I consider paragraphs (a) and (b) distil the essential factual allegations being made in the article. There are stray factual allegations in the article. For example, the reference to details of the dealings being “tucked away deep in the small print”, and the claim that the claimant had rented out 4 of the properties that he purchased to staff that worked for him at his estate. I considered whether some element of acting covertly should be added. However, I have decided that, as against the claimant, that would be a strained meaning. That allegation is not anchored in the article to any particular transaction. Further, secrecy is not the key message that is being given by the article as regards the claimant.
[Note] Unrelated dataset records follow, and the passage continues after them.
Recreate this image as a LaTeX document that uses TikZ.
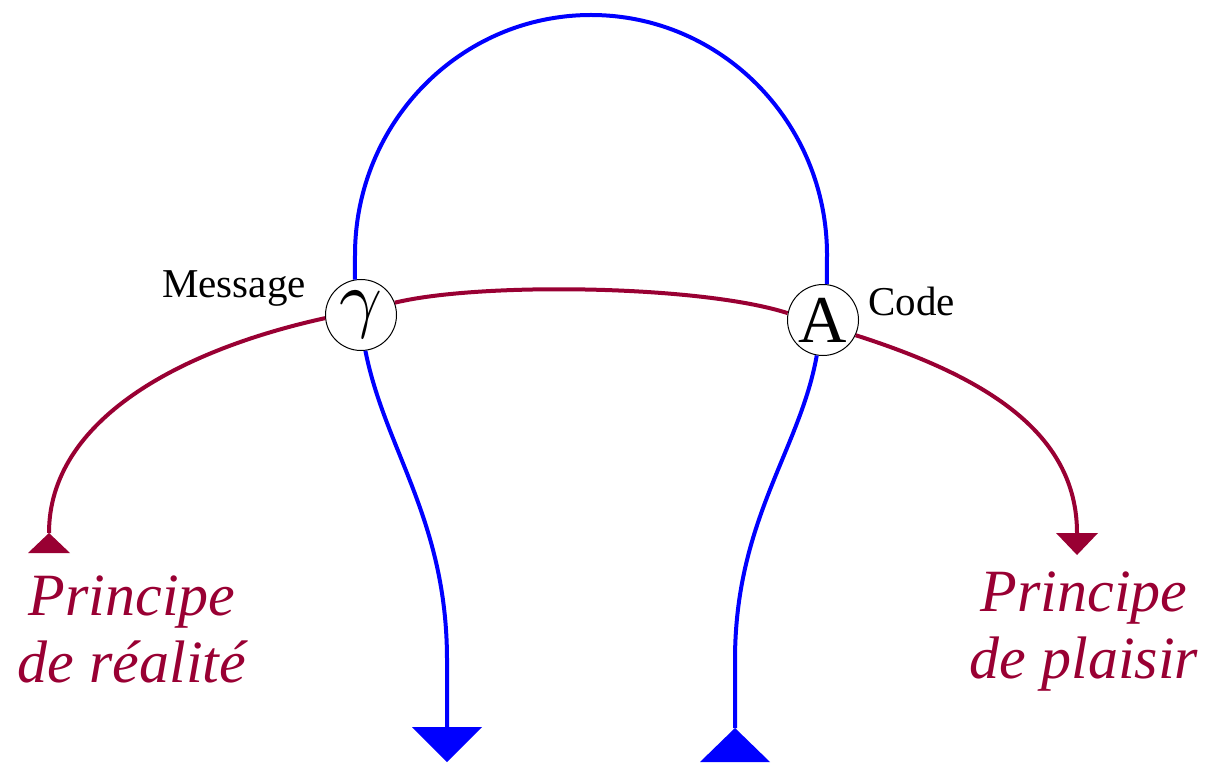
\documentclass[tikz,border=0pt]{standalone}
\usepackage{fontspec}
\setmainfont{Liberation Serif}
\usepackage{tikz}
\usetikzlibrary{
  arrows.meta,
  positioning,
  calc
}
\definecolor{lcWire}{HTML}{0000FF}
\definecolor{lcPrin}{HTML}{990033}
\tikzset{
  knot/.style={draw, circle, line width=1pt, minimum size=71pt, inner sep=0pt},
  bluewire/.style={draw=lcWire, line width=4pt},
  redwire/.style={draw=lcPrin, line width=4pt},
  bluetip/.style={fill=lcWire},
  redtip/.style={fill=lcPrin},
  tag/.style={font=\fontsize{41}{41}\selectfont, inner sep=0pt},
  principle/.style={font=\fontsize{60}{67}\selectfont\itshape, text=lcPrin, align=center, inner sep=0pt}
}

\begin{document}
\begin{tikzpicture}[x=1pt, y=-1pt]
  \useasboundingbox (0,0) rectangle (1214,767);

  \node[knot] (gam) at (361,315) {\scalebox{7.5}{$\gamma$}};
  \node[knot, font=\fontsize{67}{67}\selectfont] (cA) at (823,320) {A};
  \node[tag, anchor=base east] (msg) at (306,297) {Message};
  \node[tag, anchor=base west] (code) at (868,315) {Code};

  \coordinate (realite) at (49,533);
  \coordinate (plaisir) at (1077,533);
  \coordinate (down) at (447,727);
  \coordinate (up) at (735,728);

  % the loop over the top
  \draw[bluewire] (gam.100) -- (355,255)
    arc[start angle=180, end angle=360, x radius=236, y radius=240] -- (cA.84);
  \draw[bluewire] (gam.-83) .. controls (385,450) and (447,520) .. (447,660) -- (down);
  \draw[bluewire] (cA.-100) .. controls (800,450) and (735,520) .. (735,660) -- (up);
  \fill[bluetip] (down) ++(-35,0) -- ++(70,0) -- ++(-35,35) -- cycle;
  \fill[bluetip] (up) -- ++(35,34) -- ++(-70,0) -- cycle;

  % principles
  \draw[redwire] (gam.20) .. controls (480,282) and (700,285) .. (cA.169);
  \draw[redwire] (gam.185) .. controls (180,350) and (49,420) .. (realite);
  \draw[redwire] (cA.-25) .. controls (980,375) and (1077,430) .. (plaisir);
  \fill[redtip] (realite) -- ++(21,20) -- ++(-42,0) -- cycle;
  \fill[redtip] (plaisir) ++(-21,0) -- ++(42,0) -- ++(-21,22) -- cycle;

  \node[principle, anchor=north] (real) at (132,576) {Principe\\de réalité};
  \node[principle, anchor=north] (plai) at (1084,572) {Principe\\de plaisir};
\end{tikzpicture}
\end{document}
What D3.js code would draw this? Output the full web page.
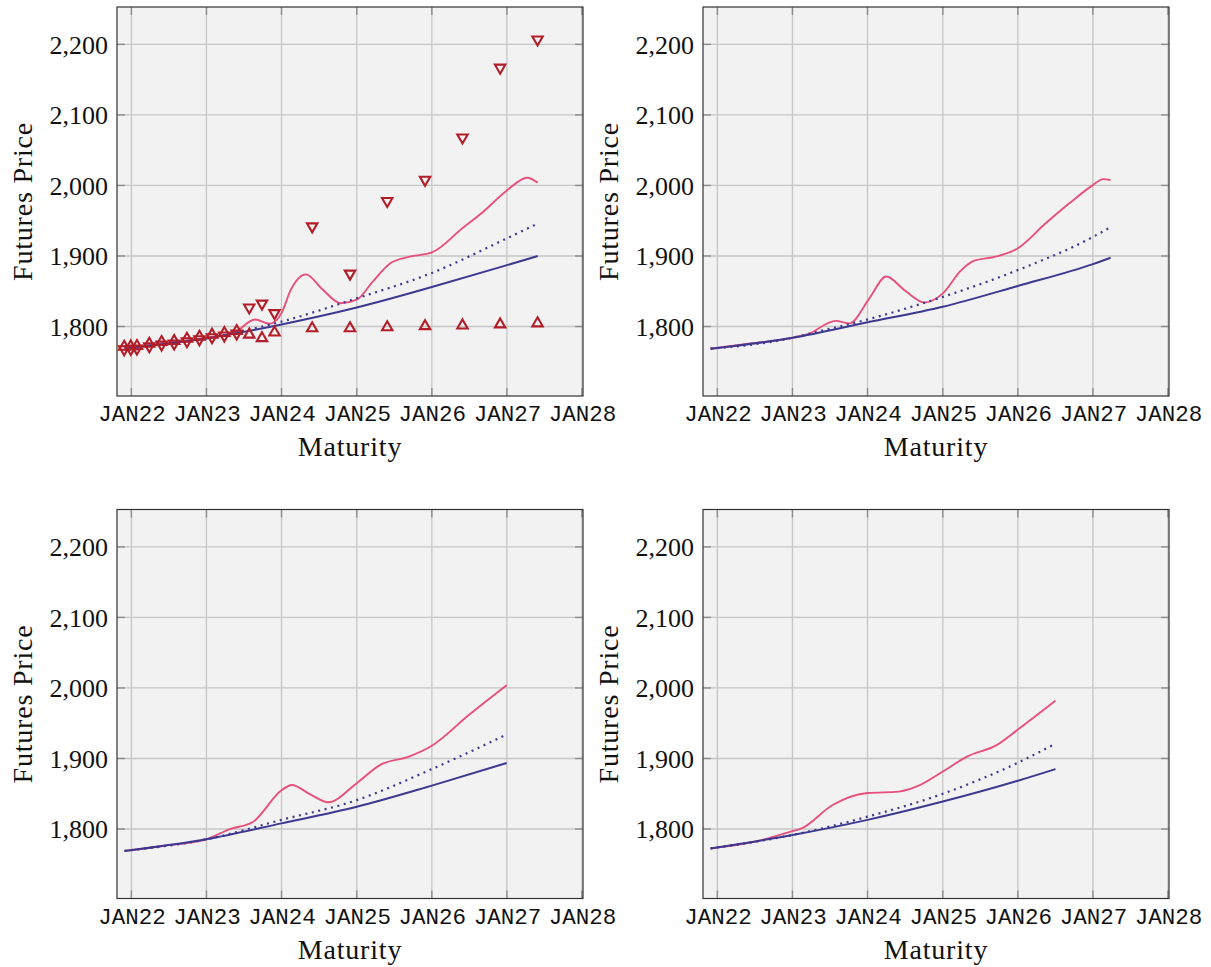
<!DOCTYPE html>
<html><head><meta charset="utf-8">
<script src="https://cdn.jsdelivr.net/npm/d3@7"></script>
<style>body{margin:0;background:#fff}</style>
</head><body>
<svg id="c" width="1211" height="967"></svg>
<script>
// ---------- data ----------
const yTicks = [1800, 1900, 2000, 2100, 2200];
const xTickLabels = ["JAN22","JAN23","JAN24","JAN25","JAN26","JAN27","JAN28"];
const xTickDates = ["2022-01-01","2023-01-01","2024-01-01","2025-01-01","2026-01-01","2027-01-01","2028-01-01"];

// quoted contracts (top-left panel): ask drawn as down-triangle, bid as up-triangle
const contractDates = ["2021-11-27","2021-12-29","2022-01-28","2022-03-29","2022-05-28","2022-07-28","2022-09-28","2022-11-28","2023-01-28","2023-03-29","2023-05-28","2023-07-28","2023-09-28","2023-11-28","2024-05-29","2024-11-29","2025-05-29","2025-11-29","2026-05-30","2026-11-29","2027-05-30"];
const askPrices = [1767.7,1768.2,1768.8,1772,1774.4,1775.8,1779.1,1781.9,1784.8,1787.2,1790,1827,1832.5,1819,1942,1875,1978,2008,2068,2167,2207];
const bidPrices = [1771.3,1771.8,1772.4,1775.6,1778,1779.4,1782.7,1785.5,1788.4,1790.8,1793.6,1788.5,1783.5,1791.5,1797.5,1797.5,1799,1800.5,1801.5,1803,1804.5];

// panel 1 (top-left)
const p1Model = [["2021-11-29",1769.5],["2022-06-01",1776],["2023-01-01",1784],["2023-05-15",1791],["2023-08-25",1810],["2023-11-05",1804],["2024-01-01",1819],["2024-02-15",1852],["2024-04-28",1874],["2024-07-20",1852],["2024-10-15",1833],["2025-01-01",1838],["2025-03-15",1862],["2025-06-15",1890],["2025-09-15",1899],["2026-01-01",1905],["2026-06-01",1940],["2026-09-01",1961],["2027-01-01",1993],["2027-04-10",2011],["2027-05-31",2004]];
const p1Base = [["2021-11-29",1769.5],["2023-01-01",1783],["2024-01-01",1803],["2025-01-01",1827],["2026-01-01",1856],["2027-01-01",1887],["2027-05-31",1900]];
const p1Alt = [["2021-11-29",1769.5],["2023-01-01",1783],["2023-06-01",1792],["2024-01-01",1807],["2025-01-01",1840],["2026-01-01",1876],["2027-01-01",1925],["2027-05-31",1946]];

// panel 2 (top-right)
const p2Model = [["2021-11-29",1768.5],["2022-06-01",1775.5],["2023-01-01",1784],["2023-03-20",1789.5],["2023-07-30",1808],["2023-10-05",1804.5],["2024-01-10",1840],["2024-04-01",1871],["2024-07-01",1851],["2024-10-05",1834],["2025-01-01",1847],["2025-04-01",1880],["2025-06-01",1893],["2025-09-15",1899],["2026-01-01",1911],["2026-05-15",1946],["2026-09-10",1975],["2027-01-01",2000.5],["2027-02-20",2009],["2027-03-28",2007.5]];
const p2Base = [["2021-11-29",1768.5],["2023-01-01",1784],["2024-01-01",1806],["2025-01-01",1828],["2026-01-01",1857.5],["2027-01-01",1888.5],["2027-03-28",1897.5]];
const p2Alt = [["2021-11-29",1768.5],["2023-01-01",1784],["2023-03-20",1789.5],["2024-01-01",1810],["2025-01-01",1842],["2026-01-01",1880],["2027-01-01",1927],["2027-03-28",1941]];

// panel 3 (bottom-left)
const p3Model = [["2021-11-29",1769],["2022-06-01",1776],["2023-01-01",1785.5],["2023-04-25",1800],["2023-08-15",1810],["2024-01-01",1855],["2024-02-20",1862.5],["2024-05-20",1849],["2024-08-15",1838],["2025-01-01",1865],["2025-04-25",1891],["2025-09-15",1903],["2026-01-01",1918],["2026-07-01",1962],["2026-12-31",2004]];
const p3Base = [["2021-11-29",1769],["2023-01-01",1785.5],["2024-01-01",1808],["2025-01-01",1831.5],["2026-01-01",1861.5],["2026-12-31",1893.5]];
const p3Alt = [["2021-11-29",1769],["2023-01-01",1785.5],["2024-01-01",1813],["2025-01-01",1841],["2026-01-01",1885],["2026-12-31",1934]];

// panel 4 (bottom-right)
const p4Model = [["2021-11-29",1772.5],["2022-07-15",1783],["2023-01-01",1797],["2023-02-15",1801],["2023-07-15",1834],["2024-01-01",1851],["2024-06-01",1853],["2024-08-25",1860],["2025-01-01",1881.5],["2025-05-01",1903],["2025-09-20",1919],["2026-01-01",1941],["2026-07-03",1982]];
const p4Base = [["2021-11-29",1772.5],["2023-01-01",1791.5],["2024-01-01",1813],["2025-01-01",1839],["2026-01-01",1868.5],["2026-07-03",1885]];
const p4Alt = [["2021-11-29",1772.5],["2023-01-01",1791.5],["2024-01-01",1817.5],["2025-01-01",1850],["2026-01-01",1894],["2026-07-03",1921]];

// ---------- drawing ----------
const parse = d3.timeParse("%Y-%m-%d");
const W = 466, H = 389;
const COL_MODEL = "#e8507c", COL_BASE = "#3d3890", COL_MARK = "#b31d28";
const svg = d3.select("#c");

const panels = [
  {px:117, py:7,     model:p1Model, base:p1Base, alt:p1Alt, quotes:true},
  {px:703, py:7,     model:p2Model, base:p2Base, alt:p2Alt},
  {px:117, py:509.5, model:p3Model, base:p3Base, alt:p3Alt},
  {px:703, py:509.5, model:p4Model, base:p4Base, alt:p4Alt}
];

function triPath(r, down) {
  const s = down ? -1 : 1;
  return `M0,${-r*s}L${r*0.866},${r*0.5*s}L${-r*0.866},${r*0.5*s}Z`;
}

panels.forEach(p => {
  const g = svg.append("g").attr("transform", `translate(${p.px},${p.py})`);
  const x = d3.scaleTime().domain([parse("2021-10-23"), parse("2028-01-06")]).range([0, W]);
  const y = d3.scaleLinear().domain([1701.5, 2253]).range([H, 0]);

  g.append("rect").attr("width", W).attr("height", H).attr("fill", "#f2f2f2");

  const xt = xTickDates.map(parse);
  // grid
  g.append("g").selectAll("line").data(xt).join("line")
    .attr("x1", d => x(d)).attr("x2", d => x(d)).attr("y1", 0).attr("y2", H)
    .attr("stroke", "#c6c6c6").attr("stroke-width", 1.3);
  g.append("g").selectAll("line").data(yTicks).join("line")
    .attr("y1", d => y(d)).attr("y2", d => y(d)).attr("x1", 0).attr("x2", W)
    .attr("stroke", "#c6c6c6").attr("stroke-width", 1.3);
  // inner ticks
  const tk = g.append("g").attr("stroke", "#8c8c8c").attr("stroke-width", 1.4);
  yTicks.forEach(v => {
    tk.append("line").attr("x1", 0).attr("x2", 8).attr("y1", y(v)).attr("y2", y(v));
    tk.append("line").attr("x1", W-8).attr("x2", W).attr("y1", y(v)).attr("y2", y(v));
  });
  xt.forEach(d => {
    tk.append("line").attr("x1", x(d)).attr("x2", x(d)).attr("y1", H).attr("y2", H-8);
    tk.append("line").attr("x1", x(d)).attr("x2", x(d)).attr("y1", 0).attr("y2", 8);
  });

  const line = d3.line().x(d => x(parse(d[0]))).y(d => y(d[1])).curve(d3.curveMonotoneX);
  g.append("path").datum(p.model).attr("d", line).attr("fill", "none")
    .attr("stroke", COL_MODEL).attr("stroke-width", 1.9);
  g.append("path").datum(p.alt).attr("d", line).attr("fill", "none")
    .attr("stroke", COL_BASE).attr("stroke-width", 2.2).attr("stroke-dasharray", "2,4.6");
  g.append("path").datum(p.base).attr("d", line).attr("fill", "none")
    .attr("stroke", COL_BASE).attr("stroke-width", 2);

  if (p.quotes) {
    const m = g.append("g").attr("fill", "none").attr("stroke", COL_MARK)
      .attr("stroke-width", 2.1).attr("stroke-linejoin", "miter");
    contractDates.forEach((d, i) => {
      m.append("path").attr("d", triPath(6, true))
        .attr("transform", `translate(${x(parse(d))},${y(askPrices[i])})`);
      m.append("path").attr("d", triPath(6, false))
        .attr("transform", `translate(${x(parse(d))},${y(bidPrices[i])})`);
    });
  }

  g.append("rect").attr("width", W).attr("height", H).attr("fill", "none")
    .attr("stroke", "#333").attr("stroke-width", 1.2);

  // axes (labels)
  const ax = g.append("g").attr("transform", `translate(0,${H})`)
    .call(d3.axisBottom(x).tickValues(xt).tickFormat((d, i) => xTickLabels[i]).tickSize(0).tickPadding(0));
  ax.select(".domain").remove();
  ax.selectAll("text").attr("y", 25).attr("dy", 0)
    .attr("font-family", "'Liberation Mono', monospace").attr("font-size", 22.5).attr("fill", "#111");

  const ay = g.append("g")
    .call(d3.axisLeft(y).tickValues(yTicks).tickFormat(d3.format(",")).tickSize(0).tickPadding(9));
  ay.select(".domain").remove();
  ay.selectAll("text").attr("dy", "0.34em")
    .attr("font-family", "'Liberation Serif', serif").attr("font-size", 26).attr("fill", "#111");

  g.append("text").attr("transform", `translate(-85.5,${H/2}) rotate(-90)`)
    .attr("text-anchor", "middle").attr("font-family", "'Liberation Serif', serif")
    .attr("font-size", 28).attr("letter-spacing", 0.8).attr("fill", "#111").text("Futures Price");
  g.append("text").attr("x", W/2).attr("y", H + 60)
    .attr("text-anchor", "middle").attr("font-family", "'Liberation Serif', serif")
    .attr("font-size", 28).attr("letter-spacing", 0.8).attr("fill", "#111").text("Maturity");
});
</script>
</body></html>
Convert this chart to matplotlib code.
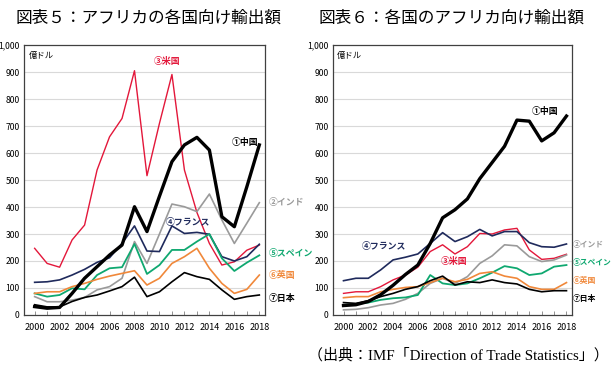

The facts about the properties being rented to
staff seems to me not to be particularly relevant and, in my judgment, neither of these factors contributes to the defamatory sting that would be understood by the hypothetical ordinary reasonable reader.
I am quite satisfied that a reader would fully appreciate from the article that it was not being said that the claimant was not able to take advantage of the opportunity that was presented to him. That theme is common to all of the individuals referred to. It is not said to have been unlawful or a breach of any rules for the claimant to have purchased the properties. On the contrary, the clear implication is that he was fully entitled to do so. In my judgment that is important because it affects both meaning and the decision as to fact/opinion.
The defamatory sting of the article is that by so taking advantage of that opportunity he was acting in the way identified in meaning (c).
I regard the balance of the claimant’s meaning in paragraph 4.2 to be forced. It arises from the same paragraph 13 of the article that suggests secrecy, and for the same reasons I reject this as part of the natural and ordinary meaning.
I am quite satisfied that the article suggests that the claimant obtained a personal financial gain. The article is not clear, as regards the claimant, how this had been obtained, otherwise to state that he purchased the properties at a discount. It is not, in his case, clearly attributed to a specific shareholder or other discount. Paragraphs [14]-[16] refer to the discount or shareholder schemes offered by some companies, but the claimant’s company, Redrow, is not one of them. I do not consider that the ordinary reasonable reader would collect that as part of the meaning as against the claimant, but I am satisfied that the article does suggest an element of personal gain.
As to fact or opinion, Mr Rushbrooke submits that this is a newspaper article making factual allegations upon the back of what readers are told is an investigation by the newspaper and an audit of the relevant firm’s account. I accept that, so far as it goes, but, in my judgment, Ms Evans QC is substantially correct. The factual allegations made in the article, which I have captured in meanings (a) and (b) are not themselves defamatory. As I have noted ([17(b)] above), the article makes plain that the claimant was not acting unlawfully or breaking any rules. Meaning (c) is an expression of opinion on the claimant’s conduct. It is clearly flagged as such to readers. The criticism comes from the quotes from the third parties in paragraphs [11] and [12]. I am satisfied that readers would have recognised the opinion as distinct from factual allegations. Because the criticism is attributed to third parties, who are clearly expressing their view as to the claimant’s actions, a reader would clearly recognise this as opinion. Not that it is definitive in relation to the test, but any reader, in my judgment, would be able to make up his or her own mind as to whether taking advantage of the opportunity that presented to the claimant is worthy of the expressed condemnation. Ultimately, the question is how the word would strike the ordinary reasonable reader. I am satisfied that the reader would have understood the defamatory imputation contained in paragraph (c) of the meaning to be an expression of an opinion. The fourth aspect identified on the test, concerning bare comment, does not arise in this case.
Finally, I have considered whether small differences in the online version of the article make any difference to the decisions I have made, and I am satisfied that they do not.